Era igual para ella y lo único que quería era darle el mismo placer que él le había dado. Pero incluso mientras arrancaba los botones de su camisa, sabía que amarlo era demasiado para ella como lo era para él.
Por fin, los botones se vinieron abajo y se quedó quieta mientras consideraba su magnífico pecho desnudo.
Bronceado, con solamente la más ligera aspersión de pelo entre sus músculos pectorales.
—Eres tan hermoso —murmuró—. He soñado con esto cientos de veces. Dime que esto no es un sueño.
—No podría ser más real —dijo él antes de enhebrar los dedos por su pelo y besarla.
Estaba impresionada por la pasión y el deseo que irradiaban de su boca, manos y cuerpo. Segundo a segundo estaba barriéndola cada vez más lejos río abajo, dirigiéndola directamente a una cascada, y aunque sabía que no había manera de estar preparada para la caída, a ella no le importaba.
Lo único que importaba era la forma en que se sentía, aquí y ahora, en los brazos de Pedro.
Cuando el beso por fin terminó, ella apoyó su mejilla en su pecho y cerró los ojos para escuchar el rápido tamborileo de su corazón. Sus brazos eran maravillosamente fuertes a su alrededor mientras él la abrazaba y fue sólo el latido insistente entre sus muslos lo que la hizo apartarse de su calor para poder besar su pecho.

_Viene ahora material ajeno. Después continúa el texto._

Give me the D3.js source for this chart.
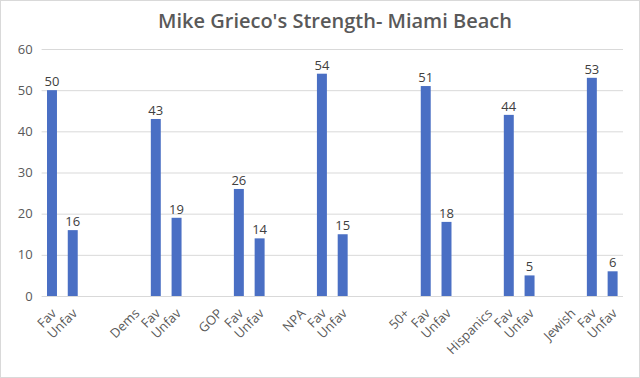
<!DOCTYPE html>
<html>
<head>
<meta charset="utf-8">
<script src="https://cdn.jsdelivr.net/npm/d3@7"></script>
<style>
  body { margin: 0; background: #fff; }
  text { font-family: "Open Sans", "Noto Sans", sans-serif; }
</style>
</head>
<body>
<div id="chart"></div>
<script>
var labels = ["Fav","Unfav","","","Dems","Fav","Unfav","","GOP","Fav","Unfav","","NPA","Fav","Unfav","","","50+","Fav","Unfav","","Hispanics","Fav","Unfav","","Jewish","Fav","Unfav"];
var values = [50,16,null,null,null,43,19,null,null,26,14,null,null,54,15,null,null,null,51,18,null,null,44,5,null,null,53,6];
var yTicks = [0,10,20,30,40,50,60];
var title = "Mike Grieco's Strength- Miami Beach";

var W = 640, H = 378;
var margin = {top: 49, right: 17, bottom: 82, left: 41.6};
var width = W - margin.left - margin.right;
var height = H - margin.top - margin.bottom;

var svg = d3.select("#chart").append("svg")
  .attr("width", W)
  .attr("height", H);

// outer border
svg.append("rect")
  .attr("x", 0.5).attr("y", 0.5)
  .attr("width", W - 1).attr("height", H - 1)
  .attr("fill", "#fff")
  .attr("stroke", "#d9d9d9");

svg.append("text")
  .attr("x", 335).attr("y", 28)
  .attr("text-anchor", "middle")
  .attr("font-size", 20)
  .attr("font-weight", 600)
  .attr("fill", "#595959")
  .text(title);

var g = svg.append("g")
  .attr("transform", "translate(" + margin.left + "," + margin.top + ")");

var x = d3.scaleBand()
  .domain(d3.range(labels.length))
  .range([0, width])
  .paddingInner(0.52)
  .paddingOuter(0.26);

var y = d3.scaleLinear()
  .domain([0, 60])
  .range([height, 0]);

// gridlines
g.selectAll(".grid")
  .data(yTicks.slice(1))
  .enter().append("line")
  .attr("x1", 0).attr("x2", width)
  .attr("y1", function(d) { return y(d) + 0.5; })
  .attr("y2", function(d) { return y(d) + 0.5; })
  .attr("stroke", "#d9d9d9");

// y labels
g.selectAll(".ylab")
  .data(yTicks)
  .enter().append("text")
  .attr("x", -9)
  .attr("y", function(d) { return y(d); })
  .attr("dy", "0.35em")
  .attr("text-anchor", "end")
  .attr("font-size", 13)
  .attr("fill", "#595959")
  .text(function(d) { return d; });

var data = values.map(function(v, i) { return {i: i, v: v}; })
  .filter(function(d) { return d.v !== null; });

g.selectAll(".bar")
  .data(data)
  .enter().append("rect")
  .attr("x", function(d) { return x(d.i); })
  .attr("y", function(d) { return y(d.v); })
  .attr("width", x.bandwidth())
  .attr("height", function(d) { return height - y(d.v); })
  .attr("fill", "#4a6fc4");

g.selectAll(".dlab")
  .data(data)
  .enter().append("text")
  .attr("x", function(d) { return x(d.i) + x.bandwidth() / 2; })
  .attr("y", function(d) { return y(d.v) - 4; })
  .attr("text-anchor", "middle")
  .attr("font-size", 13)
  .attr("fill", "#404040")
  .text(function(d) { return d.v; });

// x axis line
g.append("line")
  .attr("x1", 0).attr("x2", width)
  .attr("y1", height + 0.5).attr("y2", height + 0.5)
  .attr("stroke", "#d9d9d9");

// rotated category labels
g.selectAll(".xlab")
  .data(labels)
  .enter().append("text")
  .attr("transform", function(d, i) {
    var cx = x(i) + x.bandwidth() / 2 + 2;
    return "translate(" + cx + "," + (height + 15) + ") rotate(-45)";
  })
  .attr("text-anchor", "end")
  .attr("dy", "0.35em")
  .attr("font-size", 13)
  .attr("fill", "#595959")
  .text(function(d) { return d; });
</script>
</body>
</html>
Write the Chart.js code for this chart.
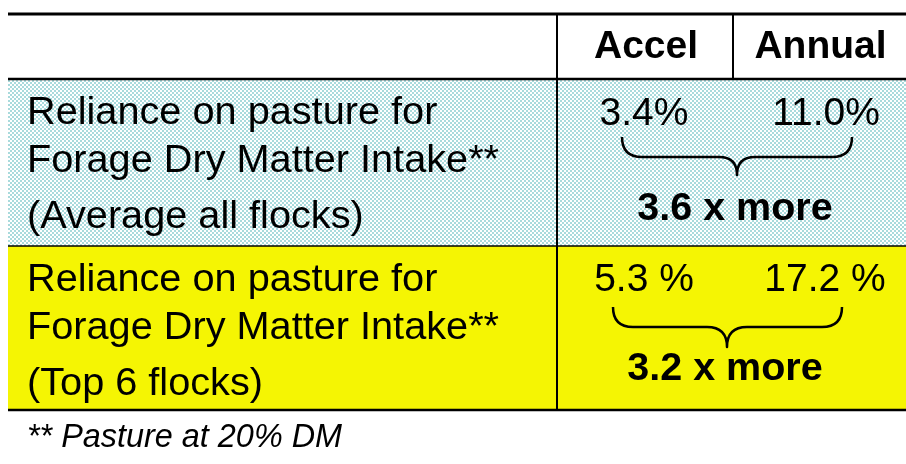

Él gimió de placer cuando ella encontró su pezón con la lengua. Siempre lo había vuelto loco cuando lo rodeaba, luego le daba un ligero golpecito. Su excitación alimentaba la suya y ella buscó la cintura de sus jeans. El borde de su mano rozó contra su erección e incluso con dos capas de tela entre su eje y su mano, su necesidad era tan intensa que no pudo detenerse a sí misma de palmear la larga y gruesa longitud a través de su ropa.
Él tembló una vez, luego dos contra su palma y ella estaba llegando a su cremallera para soltarlo, cuando su mano vino sobre la de ella y se la apretó.
Espera. Algo estaba mal. Algo había cambiado.
Su cerebro se tardó más de lo que debería en enviar la alerta de que este no era un toque cálido y amoroso; era una advertencia.
—No podemos hacer esto, Paula.
La alarma se disparó a través de ella, rápida y furiosa, la vergüenza cerca de pisar sus talones. Con manos torpes, se apartó de él y ajustó sus propios pantalones, su sostén, su camisa.
A pesar de sus advertencias previas acerca de mantenerse alejado de su pasado, a pesar de sus propios y fuertes recelos, él había parecido desearla tanto como ella lo deseaba. Y justo después de sus pensamientos sobre segundas oportunidades, había saltado a la oportunidad de tener intimidad con él.
¿Por qué no se había detenido a sí misma? ¿No era adulta?
¿No sabía?
¿No sabía que era mejor no ponerse a bailar tan cerca de las llamas abrasadoras?
Pero justo cuando estaba tratando de cerrar la tapa sobre sus sentimientos hacia Pedro, para siempre esta vez, oyó de nuevo, una voz en su cabeza diciendo: Tú luchaste por tu hermana. Tú luchaste por tu carrera profesional. Quizás esta vez deberías luchar por Pedro.